Obermann setzt auf die falsche Strategie

Aber auch der Anstieg der Beschäftigtenzahlen um rund eine halbe Million ist mit Vorsicht zu genießen. Denn rund die Hälfte dieser Stellen sind in der Zeitarbeitsbranche entstanden. Doch die ausleihenden Unternehmen scheuen sich, sich durch Festeinstellungen längerfristig zu binden. Zwar ist das für die betroffenen Arbeitnehmerinnen und Arbeitnehmer immer noch besser als arbeitslos zu sein, aber die Existenzunsicherheit ist geblieben - kein Wunder, dass die Stimmung in der Bevölkerung durch den Wirtschaftsaufschwung bislang kaum besser geworden ist.

Eine wirkliche Verbesserung für die prekär Beschäftigten kann erst eintreten, wenn es einen deutlichen Anstieg regulärer Beschäftigung gibt. Dazu allerdings muss sich der Aufschwung verstetigen und zusätzliche Impulse durch höhere Binnennachfrage erhalten. Oder weniger abstrakt: Die Beschäftigten brauchen mehr Geld und sichere Arbeitsverhältnisse - also das Gegenteil von dem, was Telekom-Chef René Obermann als Sanierungsstrategie bei der Telekom kaltschnäuzig durchziehen will.

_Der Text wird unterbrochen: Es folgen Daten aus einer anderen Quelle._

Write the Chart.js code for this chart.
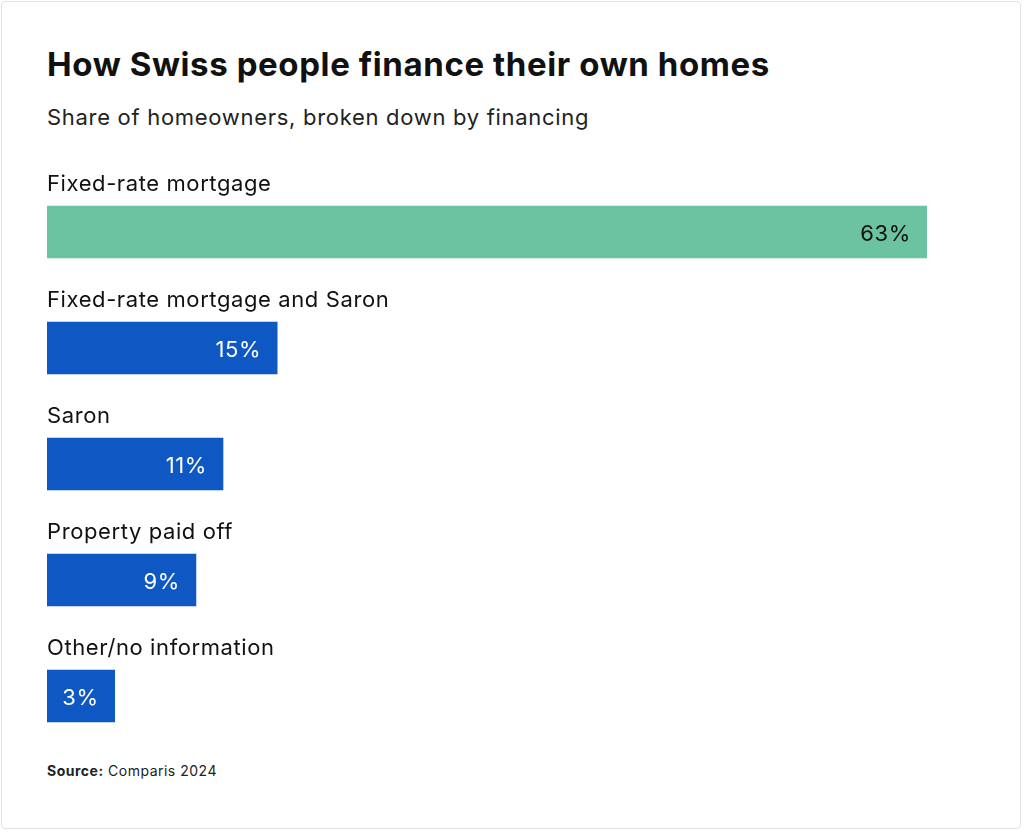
<!DOCTYPE html>
<html>
<head>
<meta charset="utf-8">
<script src="https://cdn.jsdelivr.net/npm/chart.js@4"></script>
<style>
  body { margin:0; background:#fff; font-family: Inter, "Noto Sans", sans-serif; color:#111; }
  .card { position:absolute; left:1px; top:1px; width:1020px; height:828px; border:1px solid #e2e2e2; border-radius:4px; box-sizing:border-box; }
  h1 { position:absolute; left:47px; top:44px; margin:0; font-size:33px; font-weight:700; letter-spacing:0.6px; }
  .sub { position:absolute; left:47px; top:104px; font-size:22px; letter-spacing:0.7px; color:#222; }
  .wrap { position:absolute; left:47px; top:174px; width:880px; height:580px; }
  .src { position:absolute; left:47px; top:762px; font-size:14px; letter-spacing:0.5px; color:#222; }
</style>
</head>
<body>
<div class="card"></div>
<h1>How Swiss people finance their own homes</h1>
<div class="sub">Share of homeowners, broken down by financing</div>
<div class="wrap"><canvas id="c"></canvas></div>
<div class="src"><b>Source:</b> Comparis 2024</div>
<script>
// ---------------- Data ----------------
const categories = ["Fixed-rate mortgage","Fixed-rate mortgage and Saron","Saron","Property paid off","Other/no information"];
const shares = [63, 15, 11, 9, 3];
const barColors = ["#6cc39f","#0f57c2","#0f57c2","#0f57c2","#0f57c2"];
const labelColors = ["#111","#fff","#fff","#fff","#fff"];

// ---------------- Labels plugin ----------------
const labels = {
  id:"labels",
  afterDatasetsDraw(chart){
    const ctx = chart.ctx;
    const meta = chart.getDatasetMeta(0);
    ctx.save();
    meta.data.forEach((bar,i)=>{
      ctx.font = "22px Inter, 'Noto Sans', sans-serif";
      ctx.letterSpacing = "0.6px";
      ctx.textBaseline = "middle";
      ctx.textAlign = "left";
      ctx.fillStyle = "#111";
      ctx.fillText(categories[i], chart.chartArea.left, bar.y - 48);
      ctx.textAlign = "right";
      ctx.fillStyle = labelColors[i];
      ctx.fillText(shares[i] + "%", bar.x - 16, bar.y + 2);
    });
    ctx.restore();
  }
};

new Chart(document.getElementById("c"),{
  type:"bar",
  data:{
    labels:categories,
    datasets:[{ data:shares, backgroundColor:barColors, base:-2, barThickness:52 }]
  },
  options:{
    indexAxis:"y",
    responsive:true,
    maintainAspectRatio:false,
    animation:false,
    layout:{ padding:0 },
    plugins:{ legend:{display:false}, tooltip:{enabled:false} },
    scales:{
      x:{ display:false, min:-2, max:63 },
      y:{ display:false }
    }
  },
  plugins:[labels]
});
</script>
</body>
</html>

Die Proteste der Beschäftigten bei der Telekom und anderswo, die Aktionen der Beschäftigten in den anstehenden Tarifrunden um eine deutliche Einkommensverbesserung dienen nicht nur den unmittelbar Beteiligten in der Druckindustrie und im Handel. Sie sind Teil einer allgemeinen sozialen Auseinandersetzung, damit der Aufschwung endlich auch denen zugute kommt, die ihn mit ihrer Arbeit ermöglicht haben. Der Abschluss in der Chemiebranche von 3,6 Prozent plus Einmalzahlungen zeigt, dass Spielräume vorhanden sind.